For the ISS to 'catch up' with the earth's rotation surely it should need another 6 minutes or so.
That would be the case if the ISS was in an equatorial orbit. An equatorial observer of a vehicle with a 92.75 minute prograde equatorial orbit would see successive passes separated by about 99 minutes. All passes would be more or less the same, with the vehicle moving from west to east and passing straight overhead.
The ISS is instead in an orbit inclined by about 51.6°. This changes the geometry considerably. An observer might see the first of two consecutive passes starting in the south and disappearing in the southeast, while the second pass might start in the southwest and disappear due east. The zenith passage of the two events corresponds to a 360°+15.5°change in true anomaly rather than the 360°+25° change for the equatorial orbiter.
Flaw in your thinking (I wouldn't really call it like that, it's an honest question) is that when the station is observable during two consecutive orbits, it would be observable during the first pass eastward from your stationary location, and on the second pass westward. You see, the station's ground track moves westward (about 2,505 km or 1,556 miles at the equator) as the Earth rotates towards the east. So the Earth's rotation is, in a sense, caching up with the first observation's ground track.
Now, if the second pass will go closer to zenith than the first one did (makes an apparent movement arc more directly overhead), then you'll be able to also see it a bit earlier in its orbital position that you did the first time around.
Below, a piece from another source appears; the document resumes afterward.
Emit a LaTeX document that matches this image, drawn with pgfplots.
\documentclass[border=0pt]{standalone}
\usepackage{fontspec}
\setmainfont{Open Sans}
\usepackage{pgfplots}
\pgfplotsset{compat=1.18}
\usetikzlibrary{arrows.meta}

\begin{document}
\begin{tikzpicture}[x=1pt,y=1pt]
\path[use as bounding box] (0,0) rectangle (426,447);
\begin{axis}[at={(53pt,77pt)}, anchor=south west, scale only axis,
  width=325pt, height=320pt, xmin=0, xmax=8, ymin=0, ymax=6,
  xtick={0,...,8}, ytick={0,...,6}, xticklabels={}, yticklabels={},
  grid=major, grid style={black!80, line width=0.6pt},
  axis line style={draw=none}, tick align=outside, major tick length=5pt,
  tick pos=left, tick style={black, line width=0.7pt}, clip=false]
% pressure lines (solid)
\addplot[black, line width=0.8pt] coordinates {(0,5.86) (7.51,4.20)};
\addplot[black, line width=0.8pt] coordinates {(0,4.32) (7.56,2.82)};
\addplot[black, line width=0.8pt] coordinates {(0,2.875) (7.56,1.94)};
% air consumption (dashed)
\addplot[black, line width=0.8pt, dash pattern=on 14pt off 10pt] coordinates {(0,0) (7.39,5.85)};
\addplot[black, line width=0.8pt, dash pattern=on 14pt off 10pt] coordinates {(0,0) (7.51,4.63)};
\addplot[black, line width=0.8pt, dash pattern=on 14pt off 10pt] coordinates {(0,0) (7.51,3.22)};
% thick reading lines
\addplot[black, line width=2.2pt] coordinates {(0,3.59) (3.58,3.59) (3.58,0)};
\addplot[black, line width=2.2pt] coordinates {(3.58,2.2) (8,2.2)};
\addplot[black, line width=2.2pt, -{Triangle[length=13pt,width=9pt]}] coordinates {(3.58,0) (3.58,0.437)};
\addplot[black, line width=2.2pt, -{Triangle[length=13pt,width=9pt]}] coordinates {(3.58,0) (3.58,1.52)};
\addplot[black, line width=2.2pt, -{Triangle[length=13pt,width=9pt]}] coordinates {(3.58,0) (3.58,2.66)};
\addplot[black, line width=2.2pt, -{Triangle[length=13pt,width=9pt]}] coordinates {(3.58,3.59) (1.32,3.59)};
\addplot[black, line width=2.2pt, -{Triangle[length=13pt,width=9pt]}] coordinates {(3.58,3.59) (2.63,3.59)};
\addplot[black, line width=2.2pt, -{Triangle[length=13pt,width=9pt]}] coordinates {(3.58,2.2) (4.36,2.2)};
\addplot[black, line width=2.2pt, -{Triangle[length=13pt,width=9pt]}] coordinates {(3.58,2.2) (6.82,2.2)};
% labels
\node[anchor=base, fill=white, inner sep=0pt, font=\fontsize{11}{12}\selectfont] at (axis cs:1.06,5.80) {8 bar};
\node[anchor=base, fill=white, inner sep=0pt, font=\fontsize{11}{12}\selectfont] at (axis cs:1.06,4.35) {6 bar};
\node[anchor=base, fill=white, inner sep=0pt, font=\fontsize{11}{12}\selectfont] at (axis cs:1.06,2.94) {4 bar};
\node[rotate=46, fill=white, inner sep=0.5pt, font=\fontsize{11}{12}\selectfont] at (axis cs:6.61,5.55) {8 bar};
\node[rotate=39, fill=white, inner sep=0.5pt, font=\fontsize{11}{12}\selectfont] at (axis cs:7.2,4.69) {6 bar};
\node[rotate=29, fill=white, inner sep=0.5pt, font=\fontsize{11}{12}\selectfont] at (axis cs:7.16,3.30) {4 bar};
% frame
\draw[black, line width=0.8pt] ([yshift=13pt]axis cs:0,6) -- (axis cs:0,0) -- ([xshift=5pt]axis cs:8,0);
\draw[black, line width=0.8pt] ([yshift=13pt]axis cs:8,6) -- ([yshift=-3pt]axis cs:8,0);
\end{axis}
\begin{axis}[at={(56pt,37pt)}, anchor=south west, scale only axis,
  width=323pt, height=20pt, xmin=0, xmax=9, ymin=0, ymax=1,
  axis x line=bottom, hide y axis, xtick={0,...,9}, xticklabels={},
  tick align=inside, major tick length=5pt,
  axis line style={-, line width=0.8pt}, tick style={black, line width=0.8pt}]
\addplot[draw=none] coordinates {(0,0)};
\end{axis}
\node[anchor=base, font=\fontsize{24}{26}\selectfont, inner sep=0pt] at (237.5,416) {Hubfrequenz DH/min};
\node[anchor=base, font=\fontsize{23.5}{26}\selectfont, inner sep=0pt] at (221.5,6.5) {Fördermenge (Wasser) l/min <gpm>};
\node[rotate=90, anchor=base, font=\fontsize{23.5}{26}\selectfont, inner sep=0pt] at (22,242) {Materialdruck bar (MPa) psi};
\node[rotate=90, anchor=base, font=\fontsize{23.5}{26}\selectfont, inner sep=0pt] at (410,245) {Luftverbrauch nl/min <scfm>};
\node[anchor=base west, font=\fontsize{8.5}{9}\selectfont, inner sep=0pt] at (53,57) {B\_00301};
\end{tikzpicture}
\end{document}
Depending on your location relative to the station's first pass ground track, this slight variation in observable times could also go the other way around (like it seems it happened in your case), and you happen to have caught two consecutive passes when the first pass was closer to you (it would also be observable for a longer time, the station would appear brighter and it would have an eastward azimuth compared to the second pass).
Additionally, you probably also slightly miscalculated the station's orbital period, might be due to rounding input values, which in your case only increased the perceived difference in station passes timetable. Station's average orbital altitude is 420 km above mean sea-level, higher than your input of 400 km, so its true orbital period would also be slightly longer than 91 minutes. Let's do the calculations again:
If orbital period (in seconds) is given by $T = 2\pi\sqrt{a^3/\mu}$ (derived from Kepler's third law saying that the square of the orbital period of a planet is proportional to the cube of the semi-major axis of its orbit), $a$ is semi-major axis of the orbit (6798.1 km from Earth's center), and $\mu$ is standard gravitational parameter (398,600.4418 km3s−2 for Earth), then:
$$T = 2\pi\sqrt{314,168,505,637.141\ km^3/398,600.4418\ km^3s^{-2}}$$
$$T = 2\pi\sqrt{788,179.02\ s^{-2}} = 6.28318531 \times 887.7945\ s = 5,578.18\ s$$
Or 92.97 minutes. So the westward drift you observed on the second pass caused that the station was from your stationary position observable about one minute later than on the first pass, i.e. the station must have passed more directly overhead to your location on the first pass than it did on the second. Note that part of this might also be due to observational conditions, such as natural obstacles limiting your horizon towards the first and the second pass differently, and if your observations were just after dusk, it would be slightly darker on the second pass and you might be able to spot the station sooner because of that, too. So there's many different factors sliding this observational time up to a few minutes forward or backward in stations orbital position relative to your stationary location.